*WHAT IS ASKED*: Print exactly what lies from the line with "Generate a LaTeX" down to the line with "(0,0) rectangle (900,554);", counting both of those lines, but not the pictures.

>> START SUPPLIED MATERIAL

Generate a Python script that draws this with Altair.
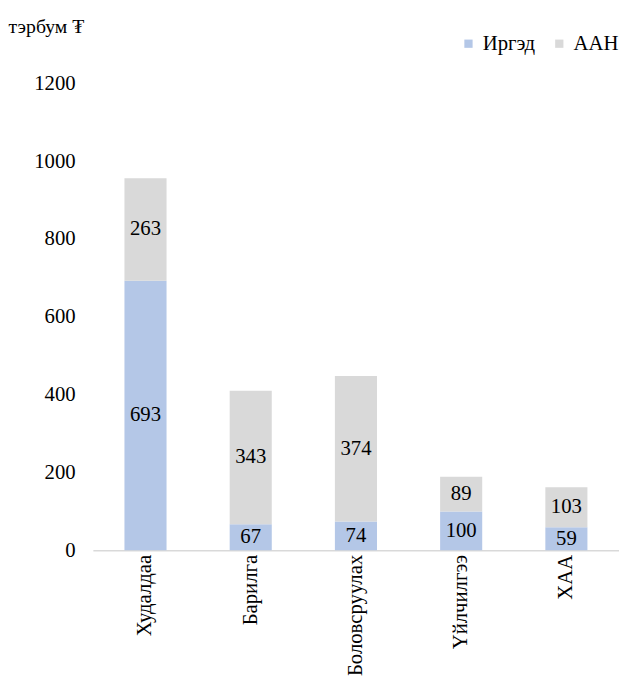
import altair as alt
import pandas as pd

categories = ["Худалдаа", "Барилга", "Боловсруулах", "Үйлчилгээ", "ХАА"]
irged = [693, 67, 74, 100, 59]
aan = [263, 343, 374, 89, 103]
series = ["Иргэд", "ААН"]
colors = ["#B4C7E7", "#D9D9D9"]
y_ticks = [0, 200, 400, 600, 800, 1000, 1200]

rows = []
for i, c in enumerate(categories):
    rows.append({"cat": c, "series": series[0], "order": 0, "value": irged[i]})
    rows.append({"cat": c, "series": series[1], "order": 1, "value": aan[i]})
df = pd.DataFrame(rows)

FONT = "'Times New Roman', 'Liberation Serif', 'DejaVu Serif', serif"
FS = 21

base = alt.Chart(df).transform_stack(
    stack="value", groupby=["cat"], as_=["v0", "v1"], sort=[alt.SortField("order", "ascending")]
).transform_calculate(mid="(datum.v0 + datum.v1) / 2")

x_enc = alt.X(
    "cat:N",
    sort=categories,
    scale=alt.Scale(paddingInner=0.6, paddingOuter=0.3),
    axis=alt.Axis(
        title=None, labelAngle=-90, labelFont=FONT, labelFontSize=FS, labelColor="#000000",
        labelPadding=4, ticks=False, domainColor="#D9D9D9", domainWidth=1.5, labelLimit=300,
    ),
)

bars = base.mark_bar().encode(
    x=x_enc,
    y=alt.Y(
        "v0:Q",
        scale=alt.Scale(domain=[0, 1200], nice=False),
        axis=alt.Axis(
            values=y_ticks, format="d", grid=False, domain=False, ticks=False, labelFont=FONT,
            labelFontSize=FS, labelColor="#000000", labelPadding=18,
            title="тэрбум ₮", titleAngle=0, titleX=-86, titleY=-52, titleAlign="left",
            titleBaseline="alphabetic", titleFont=FONT, titleFontSize=FS - 1,
            titleFontWeight="normal", titleColor="#000000",
        ),
    ),
    y2="v1:Q",
    color=alt.Color(
        "series:N",
        scale=alt.Scale(domain=series, range=colors),
        legend=alt.Legend(
            title=None, orient="none", legendX=370, legendY=-51, direction="horizontal",
            symbolType="square", symbolSize=70, symbolStrokeWidth=0, labelFont=FONT,
            labelFontSize=FS, labelColor="#000000", columnPadding=14, labelOffset=4,
        ),
    ),
)

texts = base.mark_text(font=FONT, fontSize=FS, color="#000000", baseline="middle").encode(
    x=alt.X("cat:N", sort=categories),
    y=alt.Y("mid:Q"),
    text=alt.Text("value:Q"),
)

chart = alt.layer(bars, texts).properties(
    width=533,
    height=473,
    padding={"left": 86, "top": 72, "right": 0, "bottom": 130},
    autosize=alt.AutoSizeParams(type="none"),
).configure_view(stroke=None)

chart.save("out.html", embed_options={"renderer": "svg", "actions": False})
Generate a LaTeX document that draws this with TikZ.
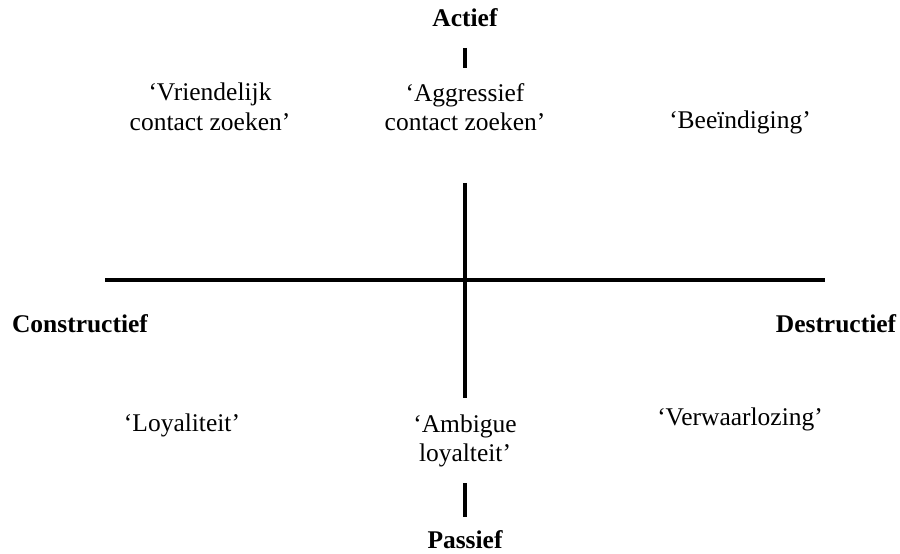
\documentclass[tikz,border=0pt]{standalone}
\usepackage{fontspec}
\setmainfont{Liberation Serif}
\usetikzlibrary{positioning}

\tikzset{
	axis line/.style = {line width = 2.3pt},
	pole/.style = {font = \fontsize{14.5}{17}\selectfont\bfseries},
	option/.style = {align = center, font = \fontsize{14.5}{16.8}\selectfont}
}

\begin{document}
\begin{tikzpicture}[x = 0.02cm, y = -0.02cm]
		\useasboundingbox (0,0) rectangle (900,554);

		\coordinate (left end) at (105,280);
		\coordinate (right end) at (825,280);
		\coordinate (axis top) at (465,183);
		\coordinate (axis bottom) at (465,398);
		\coordinate (tick top a) at (465,48);
		\coordinate (tick top b) at (465,68);
		\coordinate (tick bottom a) at (465,483);
		\coordinate (tick bottom b) at (465,517);

		\draw [axis line] (left end) -- (right end);
		\draw [axis line] (axis top) -- (axis bottom);
		\draw [axis line] (tick top a) -- (tick top b);
		\draw [axis line] (tick bottom a) -- (tick bottom b);

		\node [pole] (actief) at (465,18) {Actief};
		\node [pole] (passief) at (465,540) {Passief};
		\node [pole] (constructief) at (80,324) {Constructief};
		\node [pole] (destructief) at (836,324) {Destructief};

		\node [option] (vriendelijk) at (210,107) {‘Vriendelijk\\contact zoeken’};
		\node [option] (aggressief) at (465,107) {‘Aggressief\\contact zoeken’};
		\node [option] (beeindiging) at (740,122) {‘Beeïndiging’};
		\node [option] (loyaliteit) at (182,425) {‘Loyaliteit’};
		\node [option] (ambigue) at (465,441) {‘Ambigue\\loyalteit’};
		\node [option] (verwaarlozing) at (740,419) {‘Verwaarlozing’};
	\end{tikzpicture}
\end{document}
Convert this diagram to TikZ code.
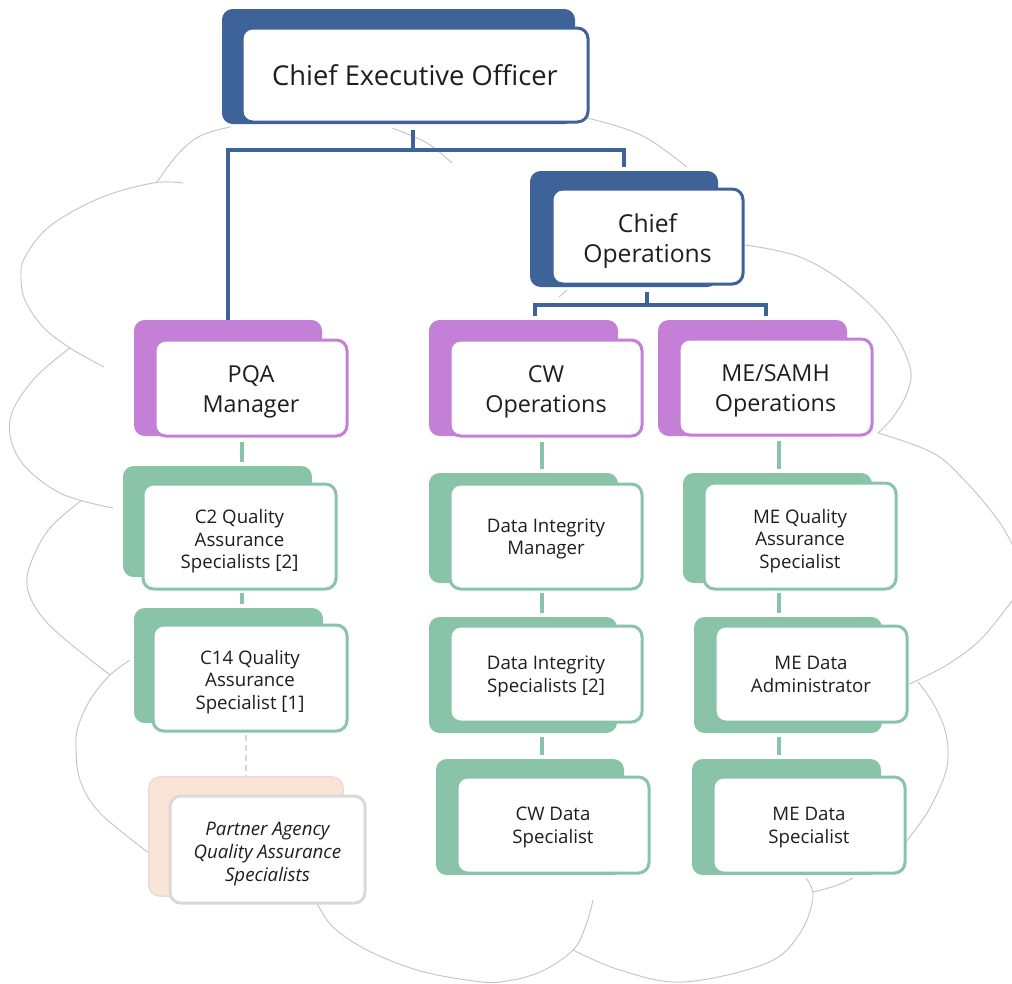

>> END SUPPLIED MATERIAL

*EXERCISE SOLUTION*:
Generate a LaTeX document that draws this with TikZ.
\documentclass[tikz,border=0pt]{standalone}
\usepackage{fontspec}
\setmainfont{Liberation Serif}
\usetikzlibrary{positioning}

\tikzset{
	axis line/.style = {line width = 2.3pt},
	pole/.style = {font = \fontsize{14.5}{17}\selectfont\bfseries},
	option/.style = {align = center, font = \fontsize{14.5}{16.8}\selectfont}
}

\begin{document}
\begin{tikzpicture}[x = 0.02cm, y = -0.02cm]
		\useasboundingbox (0,0) rectangle (900,554);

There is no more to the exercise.